For typical Erad_floor values corresponding to \(T_{\rm floor} = 0.01\)–\(1\) K, an atol_rad_num on the order of \(10^{-6}\)–\(10^{-2}\ \mathrm{cm}^{-3}\) satisfies this constraint.

3.7 species_failure_tolerance

VODE uses this threshold in two places:

  1. Internal substeps (primary): if a species number density becomes more negative than species_failure_tolerance, VODE rejects the substep and retries with a smaller timestep.
  2. Final state (secondary): after interpolating to the output time, if a species is more negative than \(1.5 \times\) species_failure_tolerance, the burn is declared failed. The 1.5× factor (via vode_final_state_species_failure_tolerance_factor in vode_type.H) accounts for VODE’s non-monotonic interpolation, preventing false failures from interpolation noise.

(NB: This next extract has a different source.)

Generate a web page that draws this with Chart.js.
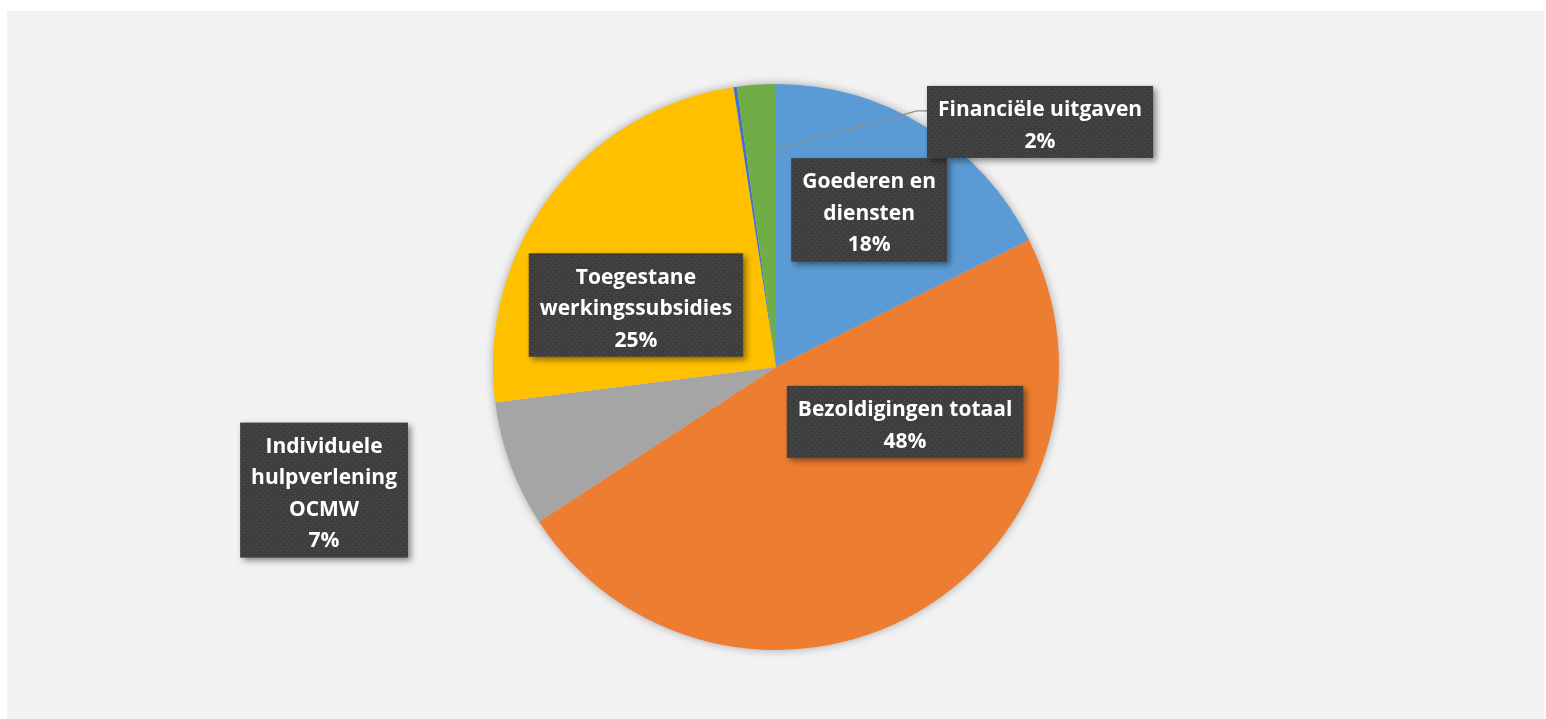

Set integrator.species_failure_tolerance equal to atol_spec (the species negligibility floor). The \(1.5\times\) final-state factor absorbs BDF interpolation overshoot without manual inflation.

4. Compatibility

4.1 Incompatibility with resampled cooling

Setting both photochemistry.enabled = 1 and cooling.enabled = 1 in the same input file is a fatal error — Quokka will abort at startup.

The resampled Cloudy cooling table (cooling.cooling_table_type = "resampled") encodes the full H/He thermochemistry for an optically thin gas in a UV background, including:

  • photoheating by the UV background,
  • recombination cooling,
  • collisional ionization and excitation cooling.

The photoionization module computes the same processes from first principles using the M1 radiation field and the hydrogen chemistry network (§ 1). Enabling both simultaneously would double-count every one of these rates, producing physically incorrect temperatures and ionization fractions.

Correct setup: use photochemistry.enabled = 1 and leave cooling.enabled = 0 (the default). The photoionization chemistry network handles all heating and cooling internally.